Prompt: Begin with the first line and repeat exactly through the line containing "from bokeh.resources import INLINE"; leave every image out.

Information shown:
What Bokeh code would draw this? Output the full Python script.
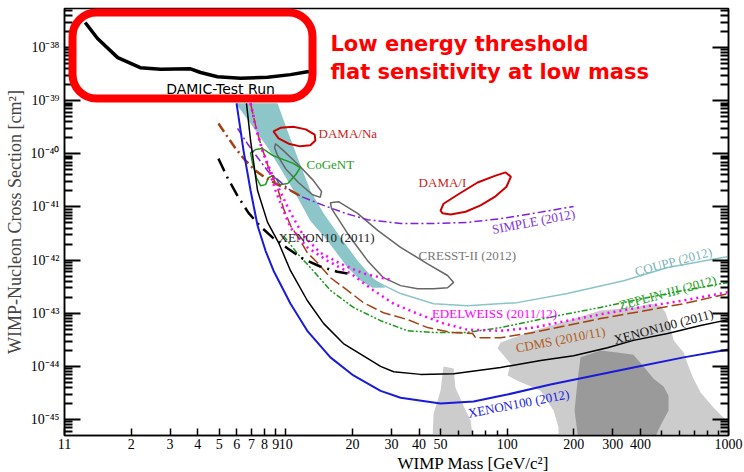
import numpy as np
from bokeh.plotting import figure
from bokeh.models import Range1d, FixedTicker, LogAxis, Title, CustomJSTickFormatter
from bokeh.core.properties import value
from bokeh.embed import file_html
from bokeh.resources import INLINE

# ---------------- data: WIMP mass [GeV/c^2], log10(cross section [cm^2]) ----------------
damic_m = [1.24, 1.41, 1.74, 2.2, 2.72, 3.71, 4.12, 4.91, 6.24, 8.27, 10.5, 12.7]
damic_ls = [-37.53, -37.83, -38.19, -38.38, -38.41, -38.40, -38.47, -38.55, -38.58, -38.56, -38.51, -38.45]

xe100_12_m = [5.99, 6.44, 6.93, 7.45, 8.09, 8.80, 10.5, 12.5, 15.9, 20.2, 26.8, 33.0, 50.0, 70.5, 100, 157, 372, 627, 1000]
xe100_12_ls = [-39.05, -39.94, -40.69, -41.35, -41.82, -42.20, -42.82, -43.33, -43.83, -44.17, -44.46, -44.59,
               -44.70, -44.66, -44.53, -44.34, -44.02, -43.83, -43.68]

xe100_11_m = [6.64, 6.93, 7.45, 8.27, 9.27, 10.5, 12.5, 14.8, 18.2, 23.4, 26.8, 30.7, 40.6, 57.3, 93.4, 141.6,
              199.6, 284, 372, 531, 748, 1000]
xe100_11_ls = [-39.05, -39.75, -40.69, -41.29, -41.67, -42.20, -42.76, -43.19, -43.57, -43.85, -44.00, -44.10,
               -44.15, -44.14, -44.02, -43.89, -43.80, -43.65, -43.51, -43.38, -43.23, -43.12]

xe10_m = [4.96, 5.45, 6.05, 6.78, 7.69, 8.80, 10.2, 11.9, 14.3, 17.1, 19.0]
xe10_ls = [-40.09, -40.45, -40.79, -41.11, -41.37, -41.59, -41.78, -41.97, -42.12, -42.22, -42.25]

coupp_m = [18.6, 21.8, 26.0, 33.0, 46.5, 66.2, 111, 187, 336, 531, 1000]
coupp_ls = [-41.91, -42.22, -42.42, -42.63, -42.82, -42.86, -42.80, -42.63, -42.39, -42.14, -41.93]

band_m = [5.93, 9.17, 10.28, 11.3, 12.9, 14.8, 17.7, 21.1, 24.9, 28.2, 24.6, 21.8, 19.0, 15.4, 12.9, 11.3,
          9.76, 8.27, 6.93]
band_ls = [-39.05, -39.05, -39.62, -40.07, -40.69, -41.12, -41.58, -42.01, -42.35, -42.52, -42.52, -42.39,
           -42.14, -41.63, -41.26, -40.82, -40.37, -39.88, -39.43]

zeplin_m = [9.76, 11.3, 13.3, 15.9, 20.2, 26.8, 35.5, 46.5, 66.2, 93.4, 131.6, 187, 264, 372, 627, 1000]
zeplin_ls = [-41.54, -41.88, -42.20, -42.57, -42.89, -43.14, -43.33, -43.36, -43.36, -43.27, -43.14, -43.01,
             -42.89, -42.76, -42.57, -42.42]

edw1_m = [6.93, 7.37, 7.85, 8.53, 9.27, 10.5, 12.0, 14.3, 17.7, 22.4, 29.7]
edw1_ls = [-39.05, -39.56, -39.94, -40.32, -40.64, -41.11, -41.54, -41.86, -42.07, -42.25, -42.37]

edw2_m = [6.93, 7.37, 7.85, 8.35, 8.98, 9.76, 10.5, 12.5, 15.4, 19.6, 24.9, 30.7, 39.4, 51.6, 66.2, 93.4,
          131.6, 187, 264, 372, 627, 1000]
edw2_ls = [-39.05, -39.56, -39.94, -40.28, -40.69, -41.07, -41.39, -41.76, -42.01, -42.25, -42.57, -42.82,
           -43.01, -43.19, -43.31, -43.33, -43.27, -43.14, -43.02, -42.91, -42.76, -42.60]

cdms_m = [6.93, 7.30, 7.69, 8.35, 9.17, 9.76, 10.5, 11.6, 12.5, 13.9, 15.9, 19.0, 22.4, 27.6, 35.5, 43.7,
          55.5, 69.8, 72.0, 93.4, 131.6, 187, 264, 372, 627, 1000]
cdms_ls = [-39.05, -39.47, -39.81, -40.26, -40.64, -41.03, -41.35, -41.63, -41.86, -42.05, -42.33, -42.57,
           -42.80, -42.99, -43.12, -43.27, -43.36, -43.38, -43.46, -43.46, -43.36, -43.23, -43.10, -42.99,
           -42.82, -42.63]

cdms_lt_m = [4.96, 5.45, 5.93, 6.58, 7.30, 8.09, 9.17, 10.5, 11.9]
cdms_lt_ls = [-39.43, -39.68, -39.90, -40.13, -40.32, -40.45, -40.58, -40.69, -40.82]

simple_m = [6.05, 6.71, 7.45, 8.27, 9.27, 10.5, 12.0, 14.8, 18.6, 23.4, 33.0, 46.5, 66.2, 93.4, 131.6, 199.6]
simple_ls = [-39.52, -39.81, -40.07, -40.32, -40.50, -40.69, -40.82, -40.97, -41.12, -41.24, -41.31, -41.31,
             -41.29, -41.22, -41.12, -40.99]

cogent_m = [6.93, 7.30, 7.85, 8.71, 9.76, 10.8, 11.6, 11.1, 10.2, 9.37, 9.08, 8.71, 8.35, 8.09, 7.69, 7.37, 7.07]
cogent_ls = [-39.98, -39.92, -39.90, -40.03, -40.11, -40.18, -40.26, -40.39, -40.56, -40.58, -40.48, -40.41,
             -40.45, -40.58, -40.60, -40.45, -40.18]

dama_na_m = [8.80, 9.46, 10.8, 12.3, 13.5, 13.6, 12.9, 11.6, 10.3, 9.27]
dama_na_ls = [-39.58, -39.51, -39.49, -39.54, -39.64, -39.75, -39.84, -39.86, -39.81, -39.71]

dama_i_m = [50.0, 51.6, 59.7, 73.5, 88.6, 98.4, 104, 99.3, 88.6, 75.8, 64.9, 55.5, 51.1]
dama_i_ls = [-41.07, -40.94, -40.77, -40.54, -40.41, -40.35, -40.43, -40.62, -40.80, -40.97, -41.09, -41.14, -41.12]

cresst1_m = [8.99, 9.76, 11.6, 13.3, 14.5, 14.3, 13.2, 11.4, 9.97, 9.17, 8.89]
cresst1_ls = [-39.81, -39.94, -40.24, -40.50, -40.71, -40.82, -40.77, -40.54, -40.28, -40.03, -39.88]

cresst2_m = [15.9, 17.3, 21.1, 26.0, 33.0, 43.7, 53.8, 57.3, 53.8, 46.5, 39.4, 33.0, 27.6, 23.4, 19.6, 17.1, 16.1]
cresst2_ls = [-40.92, -40.90, -41.12, -41.44, -41.76, -42.07, -42.29, -42.42, -42.52, -42.54, -42.54, -42.48,
              -42.33, -42.01, -41.58, -41.20, -41.03]

susy_light_m = [93.4, 106.9, 131.6, 187, 264, 372, 444, 493, 520, 547, 565, 627, 653, 695, 748, 857, 1000, 1000,
                170.6, 170.6, 162, 141.6, 111.4, 100.4, 103.6, 90.5]
susy_light_ls = [-43.55, -43.46, -43.33, -43.14, -42.95, -42.89, -42.82, -42.86, -42.99, -43.27, -43.51, -43.74,
                 -43.95, -44.23, -44.49, -44.78, -45.06, -45.40, -45.40, -45.15, -44.83, -44.46, -44.27, -44.17,
                 -43.95, -43.66]

susy_tower_m = [51.6, 57.3, 58.4, 63.5, 68.3, 70.5, 46.0, 46.5, 50.0, 51.1]
susy_tower_ls = [-44.00, -44.04, -44.40, -44.74, -45.02, -45.40, -45.40, -44.89, -44.46, -44.14]

susy_dark_m = [214.6, 264, 315, 372, 413, 459, 509, 536, 536, 493, 459, 210, 201.6, 208]
susy_dark_ls = [-43.83, -43.70, -43.74, -43.78, -44.00, -44.23, -44.38, -44.55, -44.83, -45.11, -45.40, -45.40,
                -44.83, -44.27]

x_major = [1, 2, 3, 4, 5, 6, 7, 8, 9, 10, 20, 30, 40, 50, 100, 200, 300, 400, 1000]
x_labels = ["11", "2", "3", "4", "5", "6", "7", "8", "9", "10", "20", "30", "40", "50", "100", "200", "300", "400", "1000"]
x_minor = [60, 70, 80, 90, 500, 600, 700, 800, 900]
y_exps = [-45, -44, -43, -42, -41, -40, -39, -38]
y_labels = ["10⁻⁴⁵", "10⁻⁴⁴", "10⁻⁴³", "10⁻⁴²", "10⁻⁴¹", "10⁻⁴⁰", "10⁻³⁹", "10⁻³⁸"]


def sig(ls):
    return [10.0 ** v for v in ls]


SERIF = "Liberation Serif"
SANS = "DejaVu Sans"

p = figure(width=744, height=472, x_axis_type="log", y_axis_type="log",
           x_range=Range1d(1, 1000), y_range=Range1d(10 ** -45.30, 10 ** -37.266),
           output_backend="svg", toolbar_location=None,
           min_border_left=64, min_border_right=16, min_border_top=8, min_border_bottom=0)
p.grid.visible = False
p.outline_line_color = "black"
p.outline_line_width = 1.5
p.background_fill_color = "white"
p.border_fill_color = "white"

# ticks
y_major = [10.0 ** e for e in y_exps]
y_minor = [k * 10.0 ** e for e in range(-46, -37) for k in range(2, 10)]
yt = FixedTicker(ticks=y_major, minor_ticks=y_minor)
xt = FixedTicker(ticks=x_major, minor_ticks=x_minor)

for ax in p.xaxis:
    ax.ticker = xt
    ax.major_label_overrides = dict(zip(x_major, x_labels))
    ax.major_tick_in = 7
    ax.major_tick_out = 0
    ax.minor_tick_in = 5
    ax.minor_tick_out = 0
    ax.major_tick_line_width = 1.5
    ax.minor_tick_line_width = 1.5
    ax.axis_line_width = 1.5
    ax.major_label_text_font = SERIF
    ax.major_label_text_font_size = "14px"
    ax.major_label_text_color = "black"
    ax.major_label_standoff = 3

for ax in p.yaxis:
    ax.ticker = yt
    ax.major_label_overrides = dict(zip(y_major, y_labels))
    ax.major_tick_in = 16
    ax.major_tick_out = 0
    ax.minor_tick_in = 8
    ax.minor_tick_out = 0
    ax.major_tick_line_width = 2
    ax.minor_tick_line_width = 2
    ax.axis_line_width = 1.5
    ax.major_label_text_font = SERIF
    ax.major_label_text_font_size = "14px"
    ax.major_label_text_color = "black"
    ax.major_label_standoff = 5
    ax.axis_label = "WIMP-Nucleon Cross Section [cm²]"
    ax.axis_label_text_font = SERIF
    ax.axis_label_text_font_size = "18px"
    ax.axis_label_text_font_style = "normal"
    ax.axis_label_standoff = 3

rax = LogAxis(ticker=yt, major_tick_in=16, major_tick_out=0, minor_tick_in=8, minor_tick_out=0,
              major_tick_line_width=2, minor_tick_line_width=2, axis_line_width=1.5,
              formatter=CustomJSTickFormatter(code="return ''"),
              major_label_text_font_size="8px", major_label_standoff=0)
p.add_layout(rax, "right")

# x-axis title, placed like the original (right of centre)
xtitle = Title(text="WIMP Mass [GeV/c²]", align="left", offset=333, standoff=0,
               text_font=SERIF, text_font_size="17px", text_font_style="normal", text_color="black")
p.add_layout(xtitle, "below")

# shaded regions
p.patch(susy_light_m, sig(susy_light_ls), fill_color="#cccccc", line_color=None)
p.patch(susy_tower_m, sig(susy_tower_ls), fill_color="#cccccc", line_color=None)
p.patch(susy_dark_m, sig(susy_dark_ls), fill_color="#9a9a9a", line_color=None)
p.patch(band_m, sig(band_ls), fill_color="#8cc6c8", line_color=None)

# contours
p.patch(dama_na_m, sig(dama_na_ls), fill_color=None, line_color="#cc0000", line_width=2)
p.patch(dama_i_m, sig(dama_i_ls), fill_color=None, line_color="#cc0000", line_width=2)
p.patch(cresst1_m, sig(cresst1_ls), fill_color=None, line_color="#666666", line_width=1.5)
p.patch(cresst2_m, sig(cresst2_ls), fill_color=None, line_color="#666666", line_width=1.5)
p.patch(cogent_m, sig(cogent_ls), fill_color=None, line_color="#1a9a1a", line_width=1.5)

# exclusion limits
p.line(coupp_m, sig(coupp_ls), line_color="#8bc4c8", line_width=1.5)
p.line(simple_m, sig(simple_ls), line_color="#7f1fdf", line_width=1.5, line_dash="8 3 2 3")
p.line(zeplin_m, sig(zeplin_ls), line_color="#1a9a1a", line_width=1.5, line_dash="6 2 2 2 2 2")
p.line(cdms_m, sig(cdms_ls), line_color="#a5410e", line_width=1.5, line_dash="11 4")
p.line(cdms_lt_m, sig(cdms_lt_ls), line_color="#a5410e", line_width=2.5, line_dash="10 4 2 4")
p.line(edw1_m, sig(edw1_ls), line_color="#ff00ff", line_width=2.5, line_dash="2 4")
p.line(edw2_m, sig(edw2_ls), line_color="#ff00ff", line_width=2.5, line_dash="2 4")
p.line(xe10_m, sig(xe10_ls), line_color="black", line_width=2.5, line_dash="14 6 2 6")
p.line(xe100_11_m, sig(xe100_11_ls), line_color="black", line_width=1.5)
p.line(xe100_12_m, sig(xe100_12_ls), line_color="#1a1adb", line_width=2)

# curve labels
def lab(x, ls, txt, color, angle=0.0, align="left"):
    p.text(x=[x], y=[10.0 ** ls], text=[txt], text_color=color, angle=np.deg2rad(angle),
           text_font=value(SERIF), text_font_size="13px", text_align=align, text_baseline="middle")

lab(14.06, -39.62, "DAMA/Na", "#cc2222")
lab(12.4, -40.20, "CoGeNT", "#22a022")
lab(39.8, -40.54, "DAMA/I", "#cc2222")
lab(9.27, -41.575, "XENON10 (2011)", "#222222")
lab(39.8, -41.914, "CRESST-II (2012)", "#777777")
lab(131.6, -41.274, "SIMPLE (2012)", "#8033dd", 11, "center")
lab(565, -42.027, "COUPP (2012)", "#79b3b8", 15, "center")
lab(531, -42.61, "ZEPLIN-III (2012)", "#22a022", 15, "center")
lab(87.7, -43.006, "EDELWEISS (2011/12)", "#ff00ff", 0, "center")
lab(174, -43.495, "CDMS (2010/11)", "#b05a20", 11, "center")
lab(509, -43.25, "XENON100 (2011)", "#111111", 15, "center")
lab(112.6, -44.699, "XENON100 (2012)", "#1a1ae6", 11, "center")

# DAMIC highlight box (rounded, white-filled, drawn over the other curves)
p.quad(left=[1.087], right=[13.2], bottom=[10 ** -38.96], top=[10 ** -37.341],
       fill_color="white", line_color="#ff0000", line_width=8, border_radius=24, level="overlay")
p.line(damic_m, sig(damic_ls), line_color="black", line_width=3.5, level="overlay")
p.text(x=[5.07], y=[10 ** -38.79], text=["DAMIC-Test Run"], text_font=value(SANS), text_font_size="14px",
       text_align="center", text_baseline="middle", text_color="black", level="overlay")

p.text(x=[15.9, 15.9], y=[10 ** -37.925, 10 ** -38.452],
       text=["Low energy threshold", "flat sensitivity at low mass"],
       text_font=value(SANS), text_font_size="21px", text_font_style="bold", text_color="#ff0000",
       text_align="left", text_baseline="middle", level="overlay")

open("out.html", "w").write(file_html(p, INLINE))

Response to this exercise:
What Bokeh code would draw this? Output the full Python script.
import numpy as np
from bokeh.plotting import figure
from bokeh.models import Range1d, FixedTicker, LogAxis, Title, CustomJSTickFormatter
from bokeh.core.properties import value
from bokeh.embed import file_html
from bokeh.resources import INLINE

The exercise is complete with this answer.